Uncommenting the second line would cause that table to contain chapter and section listings but not subsection listings, because the \section command has level 1. See Sectioning, for level numbers of the sectioning units. For more on the tocdepth see Sectioning/tocdepth.

Another example of the use of \tableofcontents is in Larger book template.

If you want a page break after the table of contents, write a \newpage command after the \tableofcontents command, as above.

To make the table of contents, LaTeX stores the information in an auxiliary file named root-file.toc (see Splitting the input). For example, this LaTeX file test.tex

\documentclass{article}
\begin{document}
\tableofcontents\newpage
\section{First section}
\subsection{First subsection}
...

writes these lines to test.toc.

\contentsline {section}{\numberline {1}First section}{2}
\contentsline {subsection}{\numberline {1.1}First subsection}{2}

Each line contains a single command, \contentsline (see \contentsline). The first argument, the section or subsection, is the sectioning unit. The second argument has two components. The hook \numberline determines how the sectioning number, 1 or 1.1, appears in the table of contents (see \numberline). The remainder of the second argument of \contentsline, ‘First section’ or ‘First subsection’, is the sectioning title text. Finally, the third argument, ‘2’, is the page number on which this sectioning unit starts.

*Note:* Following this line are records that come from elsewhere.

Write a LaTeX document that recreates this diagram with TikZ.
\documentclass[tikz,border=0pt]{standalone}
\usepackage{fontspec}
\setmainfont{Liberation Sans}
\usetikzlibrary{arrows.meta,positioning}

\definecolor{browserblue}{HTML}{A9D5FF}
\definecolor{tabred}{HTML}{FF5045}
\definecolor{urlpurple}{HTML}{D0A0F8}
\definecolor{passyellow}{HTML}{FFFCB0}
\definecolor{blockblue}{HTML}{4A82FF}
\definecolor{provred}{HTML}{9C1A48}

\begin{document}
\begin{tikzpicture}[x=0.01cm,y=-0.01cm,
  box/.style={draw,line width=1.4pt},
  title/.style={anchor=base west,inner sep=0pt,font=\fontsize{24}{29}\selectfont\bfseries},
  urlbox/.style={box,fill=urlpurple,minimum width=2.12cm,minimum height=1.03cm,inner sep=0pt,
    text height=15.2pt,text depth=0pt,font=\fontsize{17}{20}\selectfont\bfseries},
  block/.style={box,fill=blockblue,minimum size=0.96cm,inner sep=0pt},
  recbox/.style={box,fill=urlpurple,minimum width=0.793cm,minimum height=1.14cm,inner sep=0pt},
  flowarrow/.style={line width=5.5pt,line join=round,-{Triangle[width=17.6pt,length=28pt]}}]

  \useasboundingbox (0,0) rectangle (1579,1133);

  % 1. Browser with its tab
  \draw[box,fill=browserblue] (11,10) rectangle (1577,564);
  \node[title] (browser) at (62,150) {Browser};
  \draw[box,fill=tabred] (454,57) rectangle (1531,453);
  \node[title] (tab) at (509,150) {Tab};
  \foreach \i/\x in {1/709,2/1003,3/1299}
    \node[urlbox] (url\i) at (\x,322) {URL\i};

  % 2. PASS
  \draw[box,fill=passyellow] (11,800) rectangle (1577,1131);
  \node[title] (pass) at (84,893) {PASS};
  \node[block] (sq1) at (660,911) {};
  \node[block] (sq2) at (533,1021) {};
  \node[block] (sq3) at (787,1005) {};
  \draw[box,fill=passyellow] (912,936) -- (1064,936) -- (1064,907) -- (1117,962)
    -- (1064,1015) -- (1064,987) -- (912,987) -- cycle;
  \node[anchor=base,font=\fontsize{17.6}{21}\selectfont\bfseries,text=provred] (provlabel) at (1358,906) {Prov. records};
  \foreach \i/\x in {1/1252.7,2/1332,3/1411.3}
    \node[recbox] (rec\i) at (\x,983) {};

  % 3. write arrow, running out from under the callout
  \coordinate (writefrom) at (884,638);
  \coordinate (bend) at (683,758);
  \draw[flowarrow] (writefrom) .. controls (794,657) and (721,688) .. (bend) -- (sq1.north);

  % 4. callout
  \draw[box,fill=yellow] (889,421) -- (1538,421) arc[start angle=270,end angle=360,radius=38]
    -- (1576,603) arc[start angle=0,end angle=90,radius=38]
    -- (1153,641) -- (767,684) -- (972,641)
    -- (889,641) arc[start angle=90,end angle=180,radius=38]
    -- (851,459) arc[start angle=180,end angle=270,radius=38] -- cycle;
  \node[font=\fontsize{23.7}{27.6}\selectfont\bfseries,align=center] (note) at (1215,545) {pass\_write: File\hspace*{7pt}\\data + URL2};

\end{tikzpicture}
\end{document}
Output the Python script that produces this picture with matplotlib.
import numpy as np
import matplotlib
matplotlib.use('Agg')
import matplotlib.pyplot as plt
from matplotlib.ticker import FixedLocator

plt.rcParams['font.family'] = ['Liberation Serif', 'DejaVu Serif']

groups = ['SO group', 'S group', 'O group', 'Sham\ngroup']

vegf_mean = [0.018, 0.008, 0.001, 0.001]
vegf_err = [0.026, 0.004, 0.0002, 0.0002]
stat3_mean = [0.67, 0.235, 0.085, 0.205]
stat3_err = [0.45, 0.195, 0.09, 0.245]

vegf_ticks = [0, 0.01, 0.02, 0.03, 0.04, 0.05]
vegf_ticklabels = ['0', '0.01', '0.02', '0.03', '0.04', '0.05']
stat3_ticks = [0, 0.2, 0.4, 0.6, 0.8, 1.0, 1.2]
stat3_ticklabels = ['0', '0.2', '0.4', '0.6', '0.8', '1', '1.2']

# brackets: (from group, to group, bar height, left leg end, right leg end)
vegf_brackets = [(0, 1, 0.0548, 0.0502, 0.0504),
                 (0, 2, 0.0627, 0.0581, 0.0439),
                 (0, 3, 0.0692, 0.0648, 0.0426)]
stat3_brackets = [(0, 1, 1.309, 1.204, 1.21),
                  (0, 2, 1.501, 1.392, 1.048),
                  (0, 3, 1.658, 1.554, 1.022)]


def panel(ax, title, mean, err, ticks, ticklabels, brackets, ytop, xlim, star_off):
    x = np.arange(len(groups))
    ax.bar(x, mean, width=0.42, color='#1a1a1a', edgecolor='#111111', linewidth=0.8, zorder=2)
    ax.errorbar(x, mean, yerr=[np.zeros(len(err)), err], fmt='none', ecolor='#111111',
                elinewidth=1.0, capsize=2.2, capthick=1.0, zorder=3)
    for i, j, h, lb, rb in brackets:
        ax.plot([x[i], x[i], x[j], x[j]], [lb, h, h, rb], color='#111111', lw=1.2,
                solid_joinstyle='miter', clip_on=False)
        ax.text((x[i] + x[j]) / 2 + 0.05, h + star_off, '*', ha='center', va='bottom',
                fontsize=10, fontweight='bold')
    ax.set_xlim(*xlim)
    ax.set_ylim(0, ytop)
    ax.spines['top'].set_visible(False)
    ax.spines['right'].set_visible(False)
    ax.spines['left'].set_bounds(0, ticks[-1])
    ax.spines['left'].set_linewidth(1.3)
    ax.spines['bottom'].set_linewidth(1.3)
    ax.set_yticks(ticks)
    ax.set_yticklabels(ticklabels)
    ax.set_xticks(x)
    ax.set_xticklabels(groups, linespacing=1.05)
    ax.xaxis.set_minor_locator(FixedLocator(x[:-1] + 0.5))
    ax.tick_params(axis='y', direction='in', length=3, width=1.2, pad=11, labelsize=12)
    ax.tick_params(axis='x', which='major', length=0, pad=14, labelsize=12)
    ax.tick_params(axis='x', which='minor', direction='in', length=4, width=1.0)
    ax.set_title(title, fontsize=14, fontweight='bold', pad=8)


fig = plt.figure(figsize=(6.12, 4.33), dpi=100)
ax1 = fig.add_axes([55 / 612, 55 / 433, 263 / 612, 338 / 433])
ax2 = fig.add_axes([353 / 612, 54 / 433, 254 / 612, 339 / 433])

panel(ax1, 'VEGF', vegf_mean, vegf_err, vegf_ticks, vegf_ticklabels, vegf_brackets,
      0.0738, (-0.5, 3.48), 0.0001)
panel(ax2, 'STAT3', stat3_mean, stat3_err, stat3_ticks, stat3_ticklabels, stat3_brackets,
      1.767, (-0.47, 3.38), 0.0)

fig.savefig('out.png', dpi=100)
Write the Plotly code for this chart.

To typeset these lines, the document class provides \l@section-unit commands such as \l@section{text}{pagenumber} and \l@subsection{text}{pagenumber}. These commands often use the \@dottedtocline command (see \@dottedtocline).

A consequence of LaTeX’s strategy of using auxiliary files is that to get the correct information in the document you must run LaTeX twice, once to store the information and the second time to retrieve it. In the ordinary course of writing a document authors run LaTeX a number of times, but you may notice that the first time that you compile a new document, the table of contents page will be empty except for its ‘Contents’ header. Just run LaTeX again.

The commands \listoffigures and \listoftables produce a list of figures and a list of tables. Their information is stored in files with extension .lof and .lot. They work the same way as \tableofcontents but the latter is more common, so we use it for most examples.